This weekend I was helping with a construction project and at one point, I was cutting some drywall with a hand saw. (Which is pretty amusing because carpentry is not one of my strengths.)

As I worked, I noticed that the more force I used, the harder it was to cut the drywall. The saw’s teeth dug into the material, which made for slow, jerky progress. But when I applied light pressure, the blade glided along smoothly, resulting in faster progress with less effort.

The same principle holds true for sales. The more pressure we put on our prospects, the more they resist. The harder we push them, the harder they push back.

The days of high-pressure selling are over. Customers today simply won’t stand for it. Nobody wants to be pressured into making a decision, especially if they’re not ready. If we push too hard, they’ll just go somewhere else.

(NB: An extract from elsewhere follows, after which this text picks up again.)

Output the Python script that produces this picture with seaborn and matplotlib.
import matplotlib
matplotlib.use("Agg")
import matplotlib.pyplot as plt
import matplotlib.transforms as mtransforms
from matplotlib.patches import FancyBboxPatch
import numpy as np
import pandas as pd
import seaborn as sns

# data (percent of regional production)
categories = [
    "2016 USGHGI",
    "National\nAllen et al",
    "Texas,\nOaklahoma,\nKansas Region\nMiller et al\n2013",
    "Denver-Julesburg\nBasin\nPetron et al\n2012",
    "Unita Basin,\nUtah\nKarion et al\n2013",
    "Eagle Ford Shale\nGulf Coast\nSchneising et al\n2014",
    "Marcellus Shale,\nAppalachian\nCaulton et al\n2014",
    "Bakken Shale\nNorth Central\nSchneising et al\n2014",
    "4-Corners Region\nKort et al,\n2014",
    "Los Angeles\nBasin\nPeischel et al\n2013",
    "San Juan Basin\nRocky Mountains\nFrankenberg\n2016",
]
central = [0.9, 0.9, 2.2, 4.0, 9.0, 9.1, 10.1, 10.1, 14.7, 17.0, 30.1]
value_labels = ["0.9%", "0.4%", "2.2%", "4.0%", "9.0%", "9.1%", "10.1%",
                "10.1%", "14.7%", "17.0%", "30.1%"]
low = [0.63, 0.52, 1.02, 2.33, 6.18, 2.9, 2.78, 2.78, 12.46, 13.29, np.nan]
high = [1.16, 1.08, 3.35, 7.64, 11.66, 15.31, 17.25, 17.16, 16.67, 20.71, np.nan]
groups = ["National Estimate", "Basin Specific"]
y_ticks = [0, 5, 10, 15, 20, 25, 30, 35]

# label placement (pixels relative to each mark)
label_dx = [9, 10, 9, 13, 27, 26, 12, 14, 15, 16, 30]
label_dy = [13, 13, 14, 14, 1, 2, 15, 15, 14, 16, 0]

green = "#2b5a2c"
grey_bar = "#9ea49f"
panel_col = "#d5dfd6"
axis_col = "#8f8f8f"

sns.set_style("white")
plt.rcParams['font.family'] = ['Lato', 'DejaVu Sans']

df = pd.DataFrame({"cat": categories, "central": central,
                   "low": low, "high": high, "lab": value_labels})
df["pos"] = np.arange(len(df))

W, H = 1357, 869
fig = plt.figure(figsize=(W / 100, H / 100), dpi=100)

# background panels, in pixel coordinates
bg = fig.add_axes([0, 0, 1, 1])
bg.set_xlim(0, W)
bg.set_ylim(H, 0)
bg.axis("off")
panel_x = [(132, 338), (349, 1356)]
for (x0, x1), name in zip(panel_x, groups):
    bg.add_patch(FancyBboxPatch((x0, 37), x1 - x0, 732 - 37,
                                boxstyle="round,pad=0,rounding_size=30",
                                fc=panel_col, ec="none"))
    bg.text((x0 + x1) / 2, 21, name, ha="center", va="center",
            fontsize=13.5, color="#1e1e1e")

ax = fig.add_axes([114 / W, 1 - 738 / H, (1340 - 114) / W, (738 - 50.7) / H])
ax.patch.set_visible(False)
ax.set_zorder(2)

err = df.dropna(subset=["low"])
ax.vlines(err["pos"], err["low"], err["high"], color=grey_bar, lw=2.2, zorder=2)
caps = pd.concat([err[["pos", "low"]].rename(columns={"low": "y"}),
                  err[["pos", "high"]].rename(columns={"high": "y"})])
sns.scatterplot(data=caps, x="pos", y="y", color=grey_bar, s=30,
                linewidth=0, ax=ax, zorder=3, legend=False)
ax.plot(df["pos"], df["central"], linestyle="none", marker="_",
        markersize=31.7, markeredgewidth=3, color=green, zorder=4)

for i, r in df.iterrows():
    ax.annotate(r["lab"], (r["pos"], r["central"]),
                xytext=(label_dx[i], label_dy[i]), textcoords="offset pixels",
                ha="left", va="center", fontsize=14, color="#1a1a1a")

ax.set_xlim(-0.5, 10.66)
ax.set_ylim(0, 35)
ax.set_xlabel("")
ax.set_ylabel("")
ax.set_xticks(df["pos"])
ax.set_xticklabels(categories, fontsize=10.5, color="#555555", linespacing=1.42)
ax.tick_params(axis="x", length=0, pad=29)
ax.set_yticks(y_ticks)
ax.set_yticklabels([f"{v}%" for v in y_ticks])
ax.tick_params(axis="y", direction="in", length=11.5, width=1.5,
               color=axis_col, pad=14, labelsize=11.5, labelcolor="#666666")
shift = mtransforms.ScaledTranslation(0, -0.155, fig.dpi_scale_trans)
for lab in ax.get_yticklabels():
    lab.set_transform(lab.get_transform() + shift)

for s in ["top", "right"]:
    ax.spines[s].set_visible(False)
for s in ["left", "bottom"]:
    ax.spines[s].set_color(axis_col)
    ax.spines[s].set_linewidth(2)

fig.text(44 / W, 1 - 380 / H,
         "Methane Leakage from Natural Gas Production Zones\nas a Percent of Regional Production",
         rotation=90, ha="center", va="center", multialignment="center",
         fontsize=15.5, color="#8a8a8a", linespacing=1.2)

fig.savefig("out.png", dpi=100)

I’m not saying you should never apply any pressure whatsoever. Left to their own devices, prospects will often avoid making a decision if they can for any number of reasons:
• They’re not sure it’s the right decision.
• They want to see if the price will drop.
• It’s not a priority for them at the moment.
• They’re not sure they can afford it.

So you have to apply some pressure. (That board’s not gonna cut itself.) But only a little. Just enough to help them overcome the obstacles that are holding them back from making a decision that’s in their best interest. You want to guide them, not push them.

Whether you’re sawing or selling, when you use a light touch, you’ll get better results.